Look, perhaps we should not be too harsh. After all, it’s not difficult to follow the thought processes of the decision makers.

In 2018, when the issue first came to board level, directors were still rending their garments over Sandpapergate.

They had just suspended an Australian skipper and his deputy; they had parted with a coach; a CEO was on his way out; so, though he did not know it, was a chairman.

Flux hardly describes the situation. So the tabling of a report that recommended no further action against their fledgling captain would have been seized on with relief.

Then along comes 2021, when we’re all a bit jumpier, and all a tad more performative of our right-on credentials. After all, CA has just cancelled a Test against ­Afghanistan because of the Taliban’s position on female participation in sport. Wonder what the sharia punishment is for dick pics, by the way ….

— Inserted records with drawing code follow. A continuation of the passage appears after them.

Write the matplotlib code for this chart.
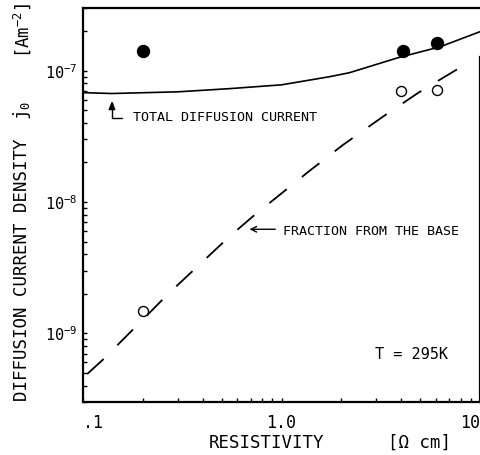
import matplotlib; matplotlib.use('Agg')
import matplotlib.pyplot as plt
from matplotlib.ticker import LogLocator, FixedLocator, FixedFormatter, NullFormatter

plt.rcParams['font.family'] = ['DejaVu Sans Mono', 'DejaVu Sans']
plt.rcParams['mathtext.fontset'] = 'custom'
plt.rcParams['mathtext.rm'] = 'DejaVu Sans Mono'
plt.rcParams['mathtext.it'] = 'DejaVu Sans Mono'
plt.rcParams['lines.scale_dashes'] = False

# total diffusion current (solid line)
total_x = [0.1, 0.14, 0.3, 0.55, 1.0, 1.75, 2.2, 3.9, 6.3, 10.0]
total_y = [6.8e-8, 6.7e-8, 6.9e-8, 7.3e-8, 7.8e-8, 9.0e-8, 9.65e-8, 1.26e-7, 1.52e-7, 1.98e-7]
# fraction from the base (dashed line)
base_x = [0.105, 0.126, 0.183, 0.268, 0.55, 0.72, 1.36, 2.04, 3.24, 4.9, 7.8]
base_y = [4.9e-10, 6.3e-10, 1.11e-9, 1.99e-9, 5.5e-9, 7.8e-9, 1.69e-8, 2.72e-8, 4.46e-8, 6.8e-8, 1.04e-7]
# measured points
full_x = [0.2, 4.1, 6.1]
full_y = [1.40e-7, 1.40e-7, 1.61e-7]
open_x = [0.2, 4.0, 6.1]
open_y = [1.47e-9, 7.0e-8, 7.1e-8]

xticks = [0.1, 1.0, 10.0]
xticklabels = ['.1', '1.0', '10']
yticks = [1e-9, 1e-8, 1e-7]
yticklabels = ['$10^{-9}$', '$10^{-8}$', '$10^{-7}$']

fig = plt.figure(figsize=(4.81, 4.55), dpi=100)
ax = fig.add_axes([83/481, 1-402/455, 397/481, 394/455])
ax.set_xscale('log'); ax.set_yscale('log')
ax.set_xlim(0.1, 10.0); ax.set_ylim(3e-10, 3e-7)

ax.plot(total_x, total_y, '-', color='k', lw=1.2)
ax.plot(base_x, base_y, color='k', lw=1.3, dashes=(16, 14))
ax.plot(full_x, full_y, 'o', color='k', ms=8.6)
ax.plot(open_x, open_y, 'o', mfc='white', mec='k', ms=7.2, mew=1.0)

for s in ['left', 'bottom', 'top', 'right']:
    ax.spines[s].set_linewidth(1.6)
ax.spines['right'].set_bounds(3e-10, 1.26e-7)

ax.xaxis.set_major_locator(FixedLocator(xticks))
ax.xaxis.set_major_formatter(FixedFormatter(xticklabels))
ax.xaxis.set_minor_locator(LogLocator(base=10, subs=range(2, 10)))
ax.xaxis.set_minor_formatter(NullFormatter())
ax.yaxis.set_major_locator(FixedLocator(yticks))
ax.yaxis.set_major_formatter(FixedFormatter(yticklabels))
ax.yaxis.set_minor_locator(LogLocator(base=10, subs=range(2, 10)))
ax.yaxis.set_minor_formatter(NullFormatter())
ax.tick_params(which='both', direction='in', top=False, right=False, length=3, width=1.0)
ax.tick_params(axis='x', which='major', labelsize=12, pad=9)
ax.tick_params(axis='y', which='major', labelsize=11, pad=4)
labs = ax.get_xticklabels()
labs[0].set_ha('left'); labs[-1].set_ha('right')

ax.text(0.179, 4.38e-8, 'TOTAL DIFFUSION CURRENT', fontsize=9.6, ha='left', va='center')
ax.annotate('', xy=(0.14, 5.9e-8), xytext=(0.157, 4.38e-8),
            arrowprops=dict(arrowstyle='-|>,head_length=0.5,head_width=0.2', color='k', lw=1.0,
                            shrinkA=0, shrinkB=0, connectionstyle='angle,angleA=180,angleB=90,rad=0'))
ax.text(1.017, 6.0e-9, 'FRACTION FROM THE BASE', fontsize=9.6, ha='left', va='center')
ax.annotate('', xy=(0.69, 6.2e-9), xytext=(0.93, 6.2e-9),
            arrowprops=dict(arrowstyle='->', color='k', lw=1.0, shrinkA=0, shrinkB=0))
ax.text(2.96, 6.9e-10, 'T = 295K', fontsize=11, ha='left', va='center')

fig.text(22/481, 1-270/455, 'DIFFUSION CURRENT DENSITY', rotation=90, fontsize=12.5, ha='center', va='center')
fig.text(22/481, 1-110/455, 'j$_0$', rotation=90, fontsize=12.5, ha='center', va='center')
fig.text(22/481, 1-30/455, '[Am$^{-2}$]', rotation=90, fontsize=12.5, ha='center', va='center')
fig.text(267/481, 1-443/455, 'RESISTIVITY', fontsize=12.5, ha='center', va='center')
fig.text(420/481, 1-443/455, '[\u03a9 cm]', fontsize=12.5, ha='center', va='center')

fig.savefig('out.png', dpi=100)
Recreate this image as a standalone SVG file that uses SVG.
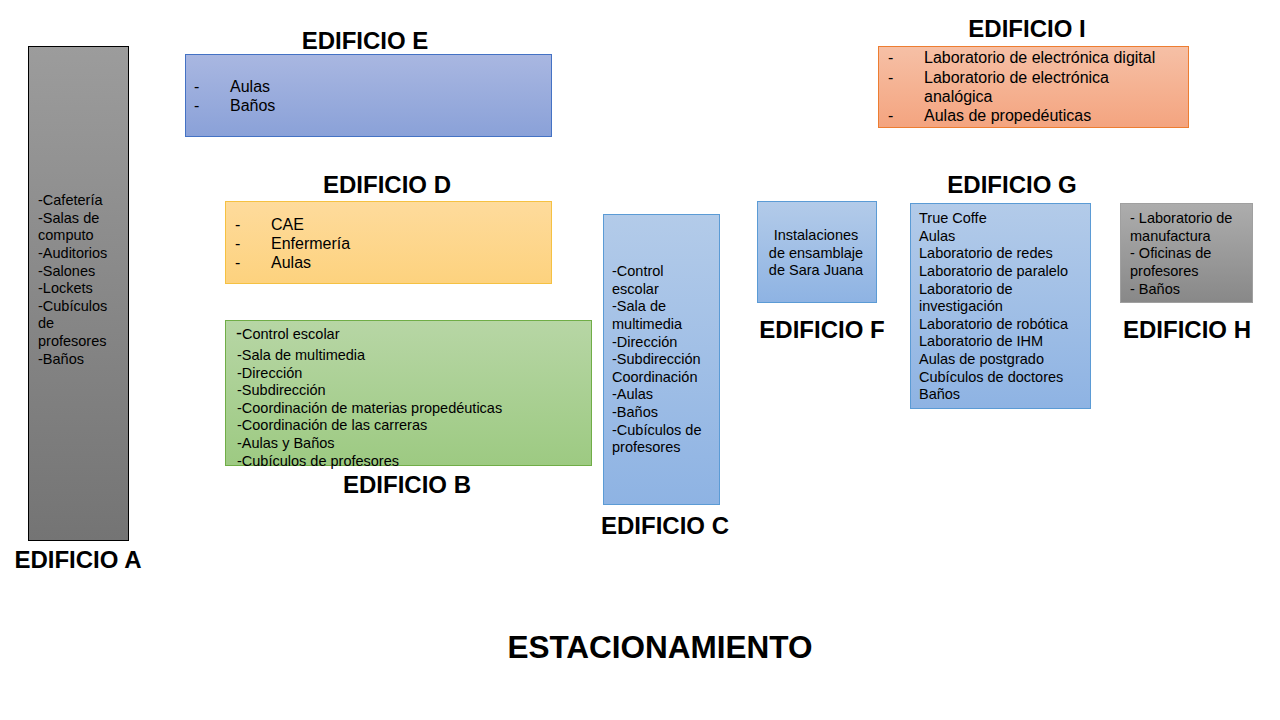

But there’s something clumsy and self-protecting about CA’s haste here, which involved a board meeting even before the publication of the stories about Paine, with their seedy mix of innuendo, sexual harassment and revenge porn.

Freudenstein said on Saturday that Paine had “come to the view” he should resign, and the board “feel his resignation was appropriate”. Would the board have backed Paine had he not resigned? That, countered Freudenstein, was a “hypothetical question”.

There’s a lazy presumption that hypothetical questions need not be answered. You can answer them, of course, if you want to. Freudenstein simply didn’t.

So let’s be frank: Paine was in the position of the disgraced ­officer left in a locked room with a revolver in the drawer and an ­expectation he would know what to do.

Freudenstein concluded his statement on Saturday: “The role of Australia captain must be held to the highest standards.”

In addition to being a train wreck of a sentence – “Australia captain”?; “the role … must be held”? – it left the standards themselves disconcertingly unclear and open to revision.

There were “lessons to be learnt”, claimed the chairman. Sure. But on recent indications, one would not bet money on CA’s working out what they are.